The 1997 World League of American Football season was the fifth campaign of the WLAF professional American football league, and the third under its six-team Europe-only format. World Bowl '97 was won by the Barcelona Dragons, whose quarterback was Jon Kitna, then on the roster of the Seattle Seahawks in the NFL.

==Season==
The Amsterdam Admirals moved their home games to the new Amsterdam ArenA.

During the regular season the 7–3 Rhein Fire finished ahead of the 5–5 Barcelona Dragons in the standings. Barcelona, however, had had a 4–1 start to qualify for the World Bowl as midseason leaders, also gaining the right to host the World Bowl.

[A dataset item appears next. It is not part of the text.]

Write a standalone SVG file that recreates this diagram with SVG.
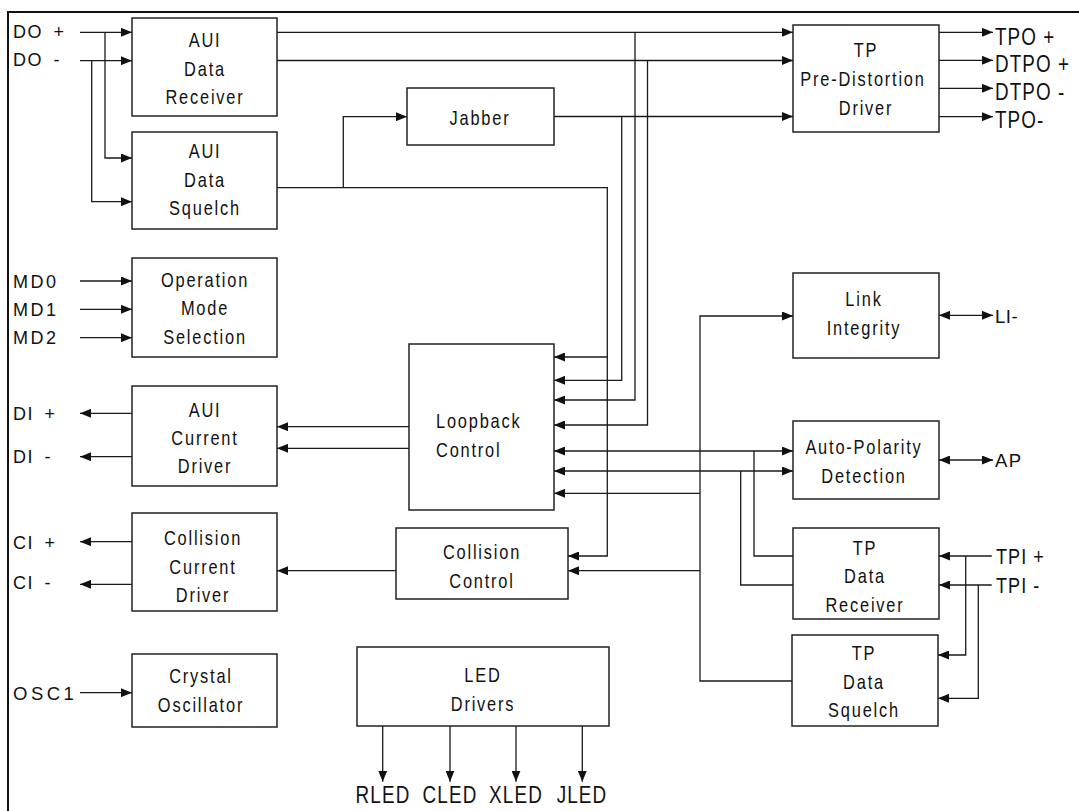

In the second half of the season, with little to play for, Barcelona went 1–4. This was instrumental in a rule change for the following season, namely that the end-of-season league leader and runner-up would contest the World Bowl, not the midseason leader.

In week 1 Frankfurt travelled to London and lost 14–7, suffering what Frankfurt's coach Ernie Stautner called "the worst game I've seen offensively in all the years I've been in football".
In week 4 the Dragons beat London, who suffered the "most spectacular collapse in World League history" according to Nick Halling, in giving away a 23-point lead.

The Fire, with a 10–7 win in London on June 15, 1997, secured first place in the league as the only team with a winning record.

World League of American Football
| Team | W | L | T | PCT | PF | PA | Home | Road | STK |
| Rhein Fire | 7 | 3 | 0 | .700 | 206 | 146 | 3–2 | 4–1 | W3 |
| Barcelona Dragons | 5 | 5 | 0 | .500 | 236 | 209 | 2–3 | 3–2 | W1 |
| Scottish Claymores | 5 | 5 | 0 | .500 | 134 | 154 | 2–3 | 3–2 | L2 |
| Amsterdam Admirals | 5 | 5 | 0 | .500 | 156 | 160 | 4–1 | 1–4 | W1 |
| Frankfurt Galaxy | 4 | 6 | 0 | .400 | 147 | 142 | 3–2 | 1–4 | L1 |
| London Monarchs | 4 | 6 | 0 | .400 | 116 | 184 | 2–3 | 2–3 | L1 |

==World Bowl '97==

Barcelona beat Rhein Fire 38–24 at the Estadi Olímpic de Montjuïc in Barcelona, Spain on Sunday, June 22, 1997. World Bowl '97 was the fifth championship game of the World League of American Football. 31,100 fans were in attendance as the Dragons won their first and only World Bowl title in franchise history. Jon Kitna was given MVP honors after completing 23 of 31 attempts for 401 yards with two touchdowns and one interception.

==League renaming==
For 1998 the World League of American Football was rebranded "NFL Europe".